§ **THE TASK**:
Present every line in which the string "that" appears.

══ MATERIAL SHOWN ══

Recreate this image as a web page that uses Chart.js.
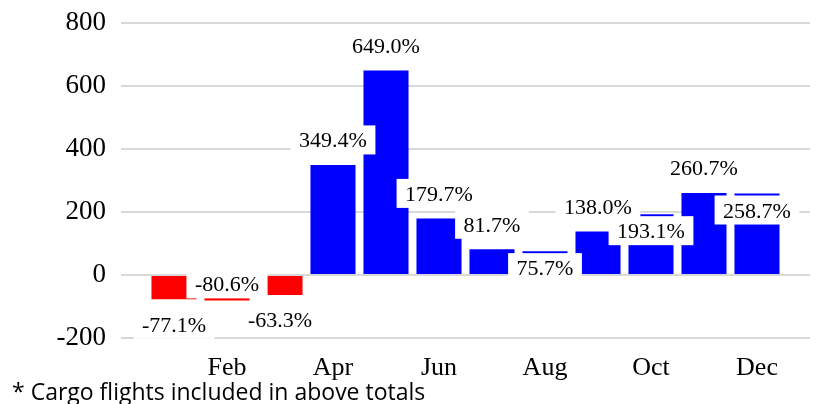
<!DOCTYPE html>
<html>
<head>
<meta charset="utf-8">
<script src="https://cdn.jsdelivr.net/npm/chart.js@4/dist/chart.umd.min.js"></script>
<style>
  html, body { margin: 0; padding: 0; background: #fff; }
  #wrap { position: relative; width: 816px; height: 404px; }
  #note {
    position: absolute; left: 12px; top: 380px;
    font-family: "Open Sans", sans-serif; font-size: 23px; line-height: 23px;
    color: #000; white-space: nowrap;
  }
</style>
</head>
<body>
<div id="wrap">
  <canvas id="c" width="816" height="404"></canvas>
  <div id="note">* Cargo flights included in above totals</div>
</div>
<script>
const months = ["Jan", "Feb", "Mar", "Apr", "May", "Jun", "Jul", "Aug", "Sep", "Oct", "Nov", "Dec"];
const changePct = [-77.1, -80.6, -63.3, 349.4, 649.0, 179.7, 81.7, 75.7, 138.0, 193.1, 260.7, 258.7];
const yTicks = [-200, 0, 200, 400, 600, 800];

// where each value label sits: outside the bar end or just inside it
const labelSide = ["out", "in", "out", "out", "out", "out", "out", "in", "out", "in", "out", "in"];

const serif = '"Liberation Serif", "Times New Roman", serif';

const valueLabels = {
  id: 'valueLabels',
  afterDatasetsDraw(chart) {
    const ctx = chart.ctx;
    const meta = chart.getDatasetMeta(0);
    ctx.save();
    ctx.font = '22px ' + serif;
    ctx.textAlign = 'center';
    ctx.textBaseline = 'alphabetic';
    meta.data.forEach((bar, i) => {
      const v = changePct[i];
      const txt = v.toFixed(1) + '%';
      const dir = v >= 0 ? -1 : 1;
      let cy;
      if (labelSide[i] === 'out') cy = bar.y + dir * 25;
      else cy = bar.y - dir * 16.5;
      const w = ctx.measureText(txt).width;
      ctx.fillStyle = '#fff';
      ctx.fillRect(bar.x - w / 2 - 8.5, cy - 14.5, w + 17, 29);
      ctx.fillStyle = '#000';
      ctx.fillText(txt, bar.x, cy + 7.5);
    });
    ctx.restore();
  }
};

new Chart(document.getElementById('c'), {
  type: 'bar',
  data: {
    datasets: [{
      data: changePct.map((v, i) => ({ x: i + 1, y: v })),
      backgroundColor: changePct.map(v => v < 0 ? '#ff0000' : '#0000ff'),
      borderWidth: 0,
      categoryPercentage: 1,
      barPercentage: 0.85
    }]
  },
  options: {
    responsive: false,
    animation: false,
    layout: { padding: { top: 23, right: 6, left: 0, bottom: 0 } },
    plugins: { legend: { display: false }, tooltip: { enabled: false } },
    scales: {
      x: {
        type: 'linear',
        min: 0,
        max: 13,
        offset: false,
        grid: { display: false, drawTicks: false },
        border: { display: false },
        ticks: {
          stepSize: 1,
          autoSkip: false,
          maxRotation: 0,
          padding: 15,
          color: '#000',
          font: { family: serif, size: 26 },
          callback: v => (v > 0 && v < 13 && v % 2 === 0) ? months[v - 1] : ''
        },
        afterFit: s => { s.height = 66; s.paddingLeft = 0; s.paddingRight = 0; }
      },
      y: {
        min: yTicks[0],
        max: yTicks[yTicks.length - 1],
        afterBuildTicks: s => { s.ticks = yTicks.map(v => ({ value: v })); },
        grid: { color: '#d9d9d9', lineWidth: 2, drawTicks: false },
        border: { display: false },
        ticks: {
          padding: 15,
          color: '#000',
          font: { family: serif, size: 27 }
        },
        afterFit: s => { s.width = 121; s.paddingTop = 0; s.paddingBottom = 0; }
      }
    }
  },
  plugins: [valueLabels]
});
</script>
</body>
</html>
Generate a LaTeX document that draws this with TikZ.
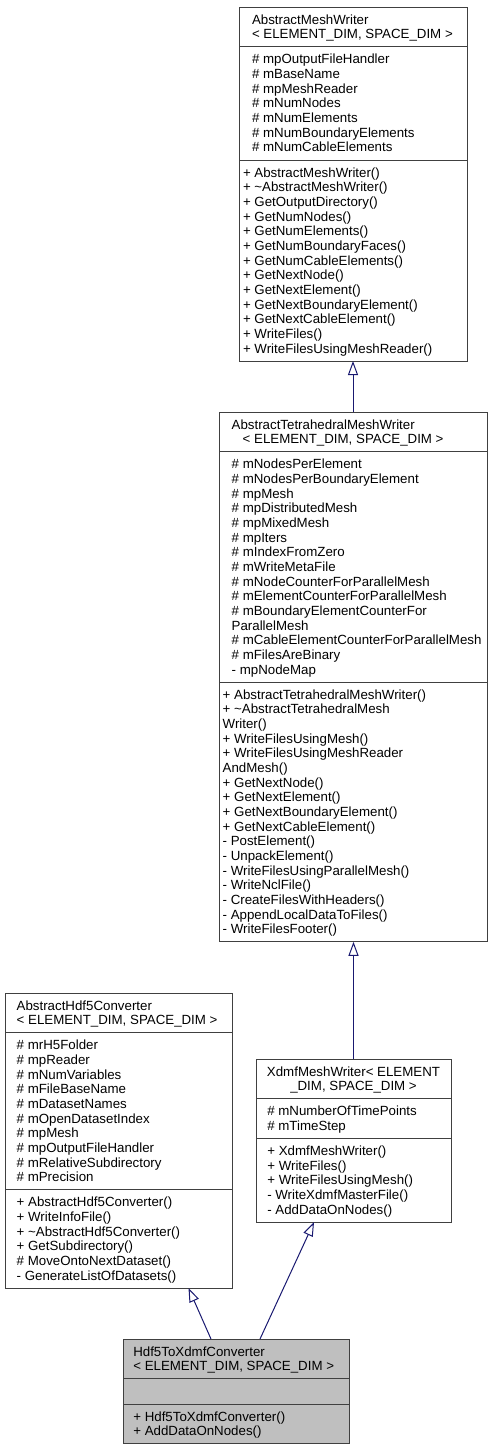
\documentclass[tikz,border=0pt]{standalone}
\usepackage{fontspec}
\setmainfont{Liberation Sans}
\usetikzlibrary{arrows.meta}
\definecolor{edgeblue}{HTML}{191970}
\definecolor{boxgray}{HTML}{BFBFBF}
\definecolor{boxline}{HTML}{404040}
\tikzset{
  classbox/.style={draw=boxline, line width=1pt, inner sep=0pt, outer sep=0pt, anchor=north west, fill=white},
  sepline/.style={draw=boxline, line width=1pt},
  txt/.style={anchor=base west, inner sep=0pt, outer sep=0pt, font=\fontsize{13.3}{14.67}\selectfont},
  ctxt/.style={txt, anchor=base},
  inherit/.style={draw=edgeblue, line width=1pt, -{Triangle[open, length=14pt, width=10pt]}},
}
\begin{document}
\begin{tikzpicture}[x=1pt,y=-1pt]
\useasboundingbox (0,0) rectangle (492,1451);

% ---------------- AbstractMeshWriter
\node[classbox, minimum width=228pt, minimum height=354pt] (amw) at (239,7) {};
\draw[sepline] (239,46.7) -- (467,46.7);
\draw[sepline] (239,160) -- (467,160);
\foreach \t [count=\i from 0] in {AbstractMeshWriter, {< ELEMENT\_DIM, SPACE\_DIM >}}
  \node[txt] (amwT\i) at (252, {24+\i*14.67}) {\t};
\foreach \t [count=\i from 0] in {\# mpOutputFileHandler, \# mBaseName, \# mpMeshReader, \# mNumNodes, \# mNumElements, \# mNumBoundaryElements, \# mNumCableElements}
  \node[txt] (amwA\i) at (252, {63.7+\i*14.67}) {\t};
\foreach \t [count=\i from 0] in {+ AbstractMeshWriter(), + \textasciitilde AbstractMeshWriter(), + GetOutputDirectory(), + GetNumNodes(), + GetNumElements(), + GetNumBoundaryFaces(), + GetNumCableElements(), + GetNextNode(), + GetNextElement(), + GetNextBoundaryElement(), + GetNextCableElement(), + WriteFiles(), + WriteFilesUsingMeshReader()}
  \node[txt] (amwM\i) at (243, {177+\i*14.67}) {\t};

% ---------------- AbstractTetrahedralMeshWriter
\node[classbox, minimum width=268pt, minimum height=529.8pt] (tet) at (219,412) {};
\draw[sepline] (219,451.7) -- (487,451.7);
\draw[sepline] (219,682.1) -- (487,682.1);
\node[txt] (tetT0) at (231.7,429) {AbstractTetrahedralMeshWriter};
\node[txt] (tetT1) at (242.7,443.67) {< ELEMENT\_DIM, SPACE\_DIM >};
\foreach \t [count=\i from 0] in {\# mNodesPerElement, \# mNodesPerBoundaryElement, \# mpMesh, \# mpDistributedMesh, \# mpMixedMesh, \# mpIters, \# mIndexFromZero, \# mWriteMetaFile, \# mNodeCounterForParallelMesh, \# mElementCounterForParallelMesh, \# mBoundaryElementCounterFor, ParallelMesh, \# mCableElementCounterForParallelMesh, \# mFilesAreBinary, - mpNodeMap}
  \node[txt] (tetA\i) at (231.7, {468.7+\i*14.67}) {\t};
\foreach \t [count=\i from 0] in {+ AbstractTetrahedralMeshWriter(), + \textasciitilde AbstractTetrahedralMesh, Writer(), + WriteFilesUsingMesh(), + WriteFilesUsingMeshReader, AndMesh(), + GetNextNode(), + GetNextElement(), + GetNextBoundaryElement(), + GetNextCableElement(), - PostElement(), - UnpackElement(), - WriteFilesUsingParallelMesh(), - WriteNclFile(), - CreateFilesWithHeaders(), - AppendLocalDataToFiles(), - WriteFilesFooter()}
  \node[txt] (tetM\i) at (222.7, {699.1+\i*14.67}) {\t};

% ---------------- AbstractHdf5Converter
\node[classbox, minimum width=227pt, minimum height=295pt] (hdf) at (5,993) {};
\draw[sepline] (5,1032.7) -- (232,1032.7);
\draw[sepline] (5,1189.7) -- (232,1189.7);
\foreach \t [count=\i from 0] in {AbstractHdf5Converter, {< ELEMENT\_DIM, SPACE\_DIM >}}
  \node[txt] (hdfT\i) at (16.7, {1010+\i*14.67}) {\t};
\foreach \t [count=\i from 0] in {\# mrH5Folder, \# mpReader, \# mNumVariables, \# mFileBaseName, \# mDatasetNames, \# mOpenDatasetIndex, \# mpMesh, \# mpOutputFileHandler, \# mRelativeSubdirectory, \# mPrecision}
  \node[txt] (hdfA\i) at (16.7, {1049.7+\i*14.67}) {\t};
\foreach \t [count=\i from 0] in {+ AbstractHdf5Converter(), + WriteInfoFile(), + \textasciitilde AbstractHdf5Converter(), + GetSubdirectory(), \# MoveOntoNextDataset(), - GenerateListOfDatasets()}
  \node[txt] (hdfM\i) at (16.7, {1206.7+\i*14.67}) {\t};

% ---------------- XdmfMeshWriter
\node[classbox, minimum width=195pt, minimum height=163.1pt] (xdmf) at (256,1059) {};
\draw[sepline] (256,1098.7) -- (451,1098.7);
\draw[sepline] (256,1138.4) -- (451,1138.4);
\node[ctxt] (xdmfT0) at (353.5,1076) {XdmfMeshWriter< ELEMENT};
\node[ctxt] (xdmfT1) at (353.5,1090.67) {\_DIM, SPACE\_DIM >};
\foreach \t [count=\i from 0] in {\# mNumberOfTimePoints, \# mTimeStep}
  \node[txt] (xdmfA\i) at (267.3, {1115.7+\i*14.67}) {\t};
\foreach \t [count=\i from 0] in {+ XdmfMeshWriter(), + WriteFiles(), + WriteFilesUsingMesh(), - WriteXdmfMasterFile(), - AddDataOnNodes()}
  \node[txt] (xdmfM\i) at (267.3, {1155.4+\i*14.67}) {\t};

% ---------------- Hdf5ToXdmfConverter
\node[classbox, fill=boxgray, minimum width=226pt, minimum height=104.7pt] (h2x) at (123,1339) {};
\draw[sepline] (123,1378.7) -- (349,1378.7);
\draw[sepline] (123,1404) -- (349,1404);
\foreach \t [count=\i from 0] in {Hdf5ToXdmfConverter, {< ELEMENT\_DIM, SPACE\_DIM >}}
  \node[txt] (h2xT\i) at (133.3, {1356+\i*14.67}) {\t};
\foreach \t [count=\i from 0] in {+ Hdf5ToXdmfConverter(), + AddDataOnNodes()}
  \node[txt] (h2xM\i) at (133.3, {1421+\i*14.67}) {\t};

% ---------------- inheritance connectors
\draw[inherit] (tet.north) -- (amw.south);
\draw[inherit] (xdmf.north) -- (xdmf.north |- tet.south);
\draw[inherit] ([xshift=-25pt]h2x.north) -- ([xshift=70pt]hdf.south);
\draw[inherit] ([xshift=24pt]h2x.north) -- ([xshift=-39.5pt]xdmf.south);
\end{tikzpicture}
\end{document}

═══

§ **RESPONSE TO THIS TASK**:
Recreate this image as a web page that uses Chart.js.
Generate a LaTeX document that draws this with TikZ.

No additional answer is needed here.